Raw records:
====
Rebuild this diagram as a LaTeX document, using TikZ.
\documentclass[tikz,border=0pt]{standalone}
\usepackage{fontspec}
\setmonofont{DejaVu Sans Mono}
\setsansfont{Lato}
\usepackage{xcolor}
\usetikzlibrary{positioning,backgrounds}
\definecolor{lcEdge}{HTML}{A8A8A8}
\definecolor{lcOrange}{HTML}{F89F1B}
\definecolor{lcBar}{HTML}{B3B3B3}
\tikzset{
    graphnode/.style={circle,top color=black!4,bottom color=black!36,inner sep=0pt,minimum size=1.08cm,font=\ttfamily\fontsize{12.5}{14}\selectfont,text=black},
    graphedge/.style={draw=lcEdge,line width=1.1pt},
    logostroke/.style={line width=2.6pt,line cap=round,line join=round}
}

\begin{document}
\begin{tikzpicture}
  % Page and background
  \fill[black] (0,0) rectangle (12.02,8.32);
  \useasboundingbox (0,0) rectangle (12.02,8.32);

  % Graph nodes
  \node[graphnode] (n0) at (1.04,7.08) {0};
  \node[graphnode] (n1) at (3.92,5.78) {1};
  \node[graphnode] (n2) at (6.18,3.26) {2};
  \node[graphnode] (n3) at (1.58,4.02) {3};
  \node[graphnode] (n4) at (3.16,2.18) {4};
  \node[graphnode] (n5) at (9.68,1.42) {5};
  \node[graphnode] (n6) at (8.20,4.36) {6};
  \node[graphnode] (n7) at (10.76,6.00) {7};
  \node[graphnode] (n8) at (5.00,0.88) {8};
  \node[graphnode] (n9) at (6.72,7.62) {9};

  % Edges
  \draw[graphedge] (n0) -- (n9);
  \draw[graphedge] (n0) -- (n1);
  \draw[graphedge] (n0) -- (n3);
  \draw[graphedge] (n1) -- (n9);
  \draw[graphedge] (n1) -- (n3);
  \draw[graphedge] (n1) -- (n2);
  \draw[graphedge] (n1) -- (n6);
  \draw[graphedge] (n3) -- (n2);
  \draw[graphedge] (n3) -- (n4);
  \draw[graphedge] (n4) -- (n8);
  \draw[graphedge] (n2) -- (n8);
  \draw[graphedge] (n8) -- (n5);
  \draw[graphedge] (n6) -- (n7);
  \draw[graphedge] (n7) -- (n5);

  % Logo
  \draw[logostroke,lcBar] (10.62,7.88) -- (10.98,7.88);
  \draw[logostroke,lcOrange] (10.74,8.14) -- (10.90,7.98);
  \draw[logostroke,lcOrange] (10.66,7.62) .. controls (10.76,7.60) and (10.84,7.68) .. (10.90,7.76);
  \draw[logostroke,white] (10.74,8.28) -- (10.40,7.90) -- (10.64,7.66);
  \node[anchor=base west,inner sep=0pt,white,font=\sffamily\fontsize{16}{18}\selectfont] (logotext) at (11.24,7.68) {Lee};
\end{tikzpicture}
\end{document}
====
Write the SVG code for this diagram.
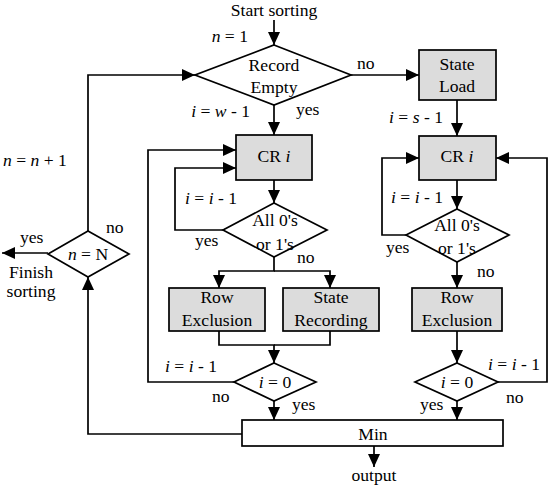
====
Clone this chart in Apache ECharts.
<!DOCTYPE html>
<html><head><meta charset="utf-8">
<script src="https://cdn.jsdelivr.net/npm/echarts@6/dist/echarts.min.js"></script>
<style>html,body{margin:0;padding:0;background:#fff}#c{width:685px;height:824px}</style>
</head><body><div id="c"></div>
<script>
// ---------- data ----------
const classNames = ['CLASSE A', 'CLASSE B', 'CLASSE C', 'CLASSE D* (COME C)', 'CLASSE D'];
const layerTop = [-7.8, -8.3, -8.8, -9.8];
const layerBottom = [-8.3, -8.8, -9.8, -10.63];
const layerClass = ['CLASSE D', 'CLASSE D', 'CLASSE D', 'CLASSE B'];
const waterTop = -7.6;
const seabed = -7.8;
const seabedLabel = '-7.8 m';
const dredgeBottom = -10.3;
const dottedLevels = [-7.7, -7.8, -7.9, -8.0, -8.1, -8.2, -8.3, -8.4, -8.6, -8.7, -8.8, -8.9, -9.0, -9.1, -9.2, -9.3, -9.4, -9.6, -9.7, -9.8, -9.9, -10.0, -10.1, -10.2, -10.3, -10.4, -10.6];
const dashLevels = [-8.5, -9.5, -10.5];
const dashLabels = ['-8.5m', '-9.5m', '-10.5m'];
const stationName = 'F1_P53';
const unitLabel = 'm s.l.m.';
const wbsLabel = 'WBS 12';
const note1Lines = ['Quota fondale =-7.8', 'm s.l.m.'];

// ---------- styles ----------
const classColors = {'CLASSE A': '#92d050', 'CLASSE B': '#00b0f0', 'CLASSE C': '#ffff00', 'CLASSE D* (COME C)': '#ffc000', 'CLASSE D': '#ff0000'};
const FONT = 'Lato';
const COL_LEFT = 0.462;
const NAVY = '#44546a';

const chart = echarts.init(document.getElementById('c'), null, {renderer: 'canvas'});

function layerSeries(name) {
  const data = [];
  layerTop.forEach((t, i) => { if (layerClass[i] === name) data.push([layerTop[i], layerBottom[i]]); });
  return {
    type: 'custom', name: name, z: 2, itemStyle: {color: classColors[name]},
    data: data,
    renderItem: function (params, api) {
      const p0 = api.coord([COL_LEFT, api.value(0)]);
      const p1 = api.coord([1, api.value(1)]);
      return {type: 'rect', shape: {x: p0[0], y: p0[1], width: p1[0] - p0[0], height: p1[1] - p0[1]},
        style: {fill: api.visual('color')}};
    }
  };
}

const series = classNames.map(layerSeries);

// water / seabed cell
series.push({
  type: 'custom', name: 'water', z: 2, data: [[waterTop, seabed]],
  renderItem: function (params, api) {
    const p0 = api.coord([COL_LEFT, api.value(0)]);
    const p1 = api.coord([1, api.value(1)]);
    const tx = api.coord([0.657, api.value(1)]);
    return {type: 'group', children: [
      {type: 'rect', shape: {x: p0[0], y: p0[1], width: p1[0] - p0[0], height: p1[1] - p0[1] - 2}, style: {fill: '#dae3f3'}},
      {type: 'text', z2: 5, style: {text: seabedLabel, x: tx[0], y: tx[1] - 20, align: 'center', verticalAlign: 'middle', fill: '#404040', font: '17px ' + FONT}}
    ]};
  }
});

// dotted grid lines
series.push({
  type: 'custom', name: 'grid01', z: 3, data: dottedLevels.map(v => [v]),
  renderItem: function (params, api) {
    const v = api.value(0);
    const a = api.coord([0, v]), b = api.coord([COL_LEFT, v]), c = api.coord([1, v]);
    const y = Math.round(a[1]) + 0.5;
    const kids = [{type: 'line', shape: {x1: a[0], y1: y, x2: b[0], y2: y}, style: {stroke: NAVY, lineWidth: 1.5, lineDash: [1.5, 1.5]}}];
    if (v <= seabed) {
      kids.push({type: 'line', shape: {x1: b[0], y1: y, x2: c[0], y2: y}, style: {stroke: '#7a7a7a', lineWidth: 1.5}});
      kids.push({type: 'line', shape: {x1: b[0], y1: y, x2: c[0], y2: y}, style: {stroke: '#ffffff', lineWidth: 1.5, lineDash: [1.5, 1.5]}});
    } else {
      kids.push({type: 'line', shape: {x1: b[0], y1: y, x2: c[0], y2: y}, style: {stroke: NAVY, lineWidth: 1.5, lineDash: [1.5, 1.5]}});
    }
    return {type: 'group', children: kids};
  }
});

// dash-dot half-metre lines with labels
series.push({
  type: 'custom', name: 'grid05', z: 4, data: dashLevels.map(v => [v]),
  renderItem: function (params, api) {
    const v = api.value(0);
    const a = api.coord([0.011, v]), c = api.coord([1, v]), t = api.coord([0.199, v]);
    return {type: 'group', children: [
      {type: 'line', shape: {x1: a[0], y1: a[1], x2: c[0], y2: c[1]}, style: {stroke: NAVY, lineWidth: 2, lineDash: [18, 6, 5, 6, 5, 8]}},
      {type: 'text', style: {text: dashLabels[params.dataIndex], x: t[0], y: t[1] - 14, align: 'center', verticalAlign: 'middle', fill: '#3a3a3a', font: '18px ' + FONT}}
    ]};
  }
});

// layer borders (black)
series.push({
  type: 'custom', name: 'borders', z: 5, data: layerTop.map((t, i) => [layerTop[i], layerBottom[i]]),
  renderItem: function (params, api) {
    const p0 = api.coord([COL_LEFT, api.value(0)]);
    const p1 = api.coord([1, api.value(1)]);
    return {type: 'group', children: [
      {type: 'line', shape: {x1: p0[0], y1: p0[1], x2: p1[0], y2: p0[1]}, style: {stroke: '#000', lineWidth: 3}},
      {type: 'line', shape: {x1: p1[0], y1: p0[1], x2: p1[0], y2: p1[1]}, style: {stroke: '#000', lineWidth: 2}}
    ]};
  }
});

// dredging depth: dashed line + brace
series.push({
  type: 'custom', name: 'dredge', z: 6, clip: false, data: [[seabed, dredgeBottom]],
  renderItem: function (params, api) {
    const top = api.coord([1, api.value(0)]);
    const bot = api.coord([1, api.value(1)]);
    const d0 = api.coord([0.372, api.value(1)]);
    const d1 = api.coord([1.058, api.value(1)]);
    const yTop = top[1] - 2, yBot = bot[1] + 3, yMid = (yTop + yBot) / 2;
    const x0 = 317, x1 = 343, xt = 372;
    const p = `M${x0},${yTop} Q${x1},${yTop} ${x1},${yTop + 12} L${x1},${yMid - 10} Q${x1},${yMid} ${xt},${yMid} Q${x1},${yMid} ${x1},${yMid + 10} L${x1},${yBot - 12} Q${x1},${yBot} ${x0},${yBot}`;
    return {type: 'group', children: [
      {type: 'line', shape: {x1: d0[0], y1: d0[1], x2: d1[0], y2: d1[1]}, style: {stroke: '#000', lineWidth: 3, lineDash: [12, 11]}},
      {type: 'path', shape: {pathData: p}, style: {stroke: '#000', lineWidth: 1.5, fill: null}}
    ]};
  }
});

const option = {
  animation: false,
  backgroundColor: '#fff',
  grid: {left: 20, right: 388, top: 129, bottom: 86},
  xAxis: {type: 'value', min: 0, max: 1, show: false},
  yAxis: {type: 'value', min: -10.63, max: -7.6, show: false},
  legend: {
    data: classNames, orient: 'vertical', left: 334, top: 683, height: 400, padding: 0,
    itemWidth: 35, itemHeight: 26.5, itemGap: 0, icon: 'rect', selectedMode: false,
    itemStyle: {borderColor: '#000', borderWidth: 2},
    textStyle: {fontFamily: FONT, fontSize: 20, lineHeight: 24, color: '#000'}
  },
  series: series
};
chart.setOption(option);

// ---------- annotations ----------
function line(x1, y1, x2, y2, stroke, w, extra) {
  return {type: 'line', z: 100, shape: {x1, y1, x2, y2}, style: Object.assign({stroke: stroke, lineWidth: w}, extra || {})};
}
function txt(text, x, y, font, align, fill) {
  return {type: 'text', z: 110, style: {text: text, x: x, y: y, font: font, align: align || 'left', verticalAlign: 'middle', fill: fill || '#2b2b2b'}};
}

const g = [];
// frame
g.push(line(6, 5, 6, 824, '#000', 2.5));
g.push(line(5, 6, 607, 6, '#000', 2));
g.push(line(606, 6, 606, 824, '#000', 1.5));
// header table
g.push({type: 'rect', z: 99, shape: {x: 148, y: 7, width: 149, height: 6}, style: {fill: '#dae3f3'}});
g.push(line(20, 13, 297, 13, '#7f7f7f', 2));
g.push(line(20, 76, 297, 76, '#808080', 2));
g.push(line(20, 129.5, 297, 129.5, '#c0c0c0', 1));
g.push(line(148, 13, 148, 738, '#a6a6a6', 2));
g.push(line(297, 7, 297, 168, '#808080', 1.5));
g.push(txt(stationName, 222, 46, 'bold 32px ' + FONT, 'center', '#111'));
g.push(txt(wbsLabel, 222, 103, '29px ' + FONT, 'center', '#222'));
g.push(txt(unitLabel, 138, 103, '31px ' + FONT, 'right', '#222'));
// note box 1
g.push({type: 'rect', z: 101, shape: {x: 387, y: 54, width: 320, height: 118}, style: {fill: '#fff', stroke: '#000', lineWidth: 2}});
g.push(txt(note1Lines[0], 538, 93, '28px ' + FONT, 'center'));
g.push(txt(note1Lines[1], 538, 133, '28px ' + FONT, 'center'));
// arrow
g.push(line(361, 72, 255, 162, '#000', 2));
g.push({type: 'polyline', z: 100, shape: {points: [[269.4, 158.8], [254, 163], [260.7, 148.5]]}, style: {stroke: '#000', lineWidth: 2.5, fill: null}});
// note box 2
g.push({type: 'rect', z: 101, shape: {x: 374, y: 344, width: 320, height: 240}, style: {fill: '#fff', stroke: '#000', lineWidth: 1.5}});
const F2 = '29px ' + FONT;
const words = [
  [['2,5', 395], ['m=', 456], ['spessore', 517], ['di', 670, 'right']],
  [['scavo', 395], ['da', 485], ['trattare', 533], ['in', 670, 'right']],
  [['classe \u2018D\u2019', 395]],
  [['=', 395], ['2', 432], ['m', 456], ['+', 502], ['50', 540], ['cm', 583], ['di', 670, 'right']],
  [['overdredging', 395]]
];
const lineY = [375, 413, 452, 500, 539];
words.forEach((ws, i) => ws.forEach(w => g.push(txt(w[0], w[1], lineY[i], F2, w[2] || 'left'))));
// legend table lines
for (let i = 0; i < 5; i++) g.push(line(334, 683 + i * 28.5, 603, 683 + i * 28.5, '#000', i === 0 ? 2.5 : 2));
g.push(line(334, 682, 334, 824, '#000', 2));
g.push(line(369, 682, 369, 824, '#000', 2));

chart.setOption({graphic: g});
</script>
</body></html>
====
Request: Extract from the records above the lines from the one containing "Clone this chart in Apache ECharts." to the one containing "const note1Lines = ['Quota", both lines included, exactly as they appear and with nothing else.

Solution:
Clone this chart in Apache ECharts.
<!DOCTYPE html>
<html><head><meta charset="utf-8">
<script src="https://cdn.jsdelivr.net/npm/echarts@6/dist/echarts.min.js"></script>
<style>html,body{margin:0;padding:0;background:#fff}#c{width:685px;height:824px}</style>
</head><body><div id="c"></div>
<script>
// ---------- data ----------
const classNames = ['CLASSE A', 'CLASSE B', 'CLASSE C', 'CLASSE D* (COME C)', 'CLASSE D'];
const layerTop = [-7.8, -8.3, -8.8, -9.8];
const layerBottom = [-8.3, -8.8, -9.8, -10.63];
const layerClass = ['CLASSE D', 'CLASSE D', 'CLASSE D', 'CLASSE B'];
const waterTop = -7.6;
const seabed = -7.8;
const seabedLabel = '-7.8 m';
const dredgeBottom = -10.3;
const dottedLevels = [-7.7, -7.8, -7.9, -8.0, -8.1, -8.2, -8.3, -8.4, -8.6, -8.7, -8.8, -8.9, -9.0, -9.1, -9.2, -9.3, -9.4, -9.6, -9.7, -9.8, -9.9, -10.0, -10.1, -10.2, -10.3, -10.4, -10.6];
const dashLevels = [-8.5, -9.5, -10.5];
const dashLabels = ['-8.5m', '-9.5m', '-10.5m'];
const stationName = 'F1_P53';
const unitLabel = 'm s.l.m.';
const wbsLabel = 'WBS 12';
const note1Lines = ['Quota fondale =-7.8', 'm s.l.m.'];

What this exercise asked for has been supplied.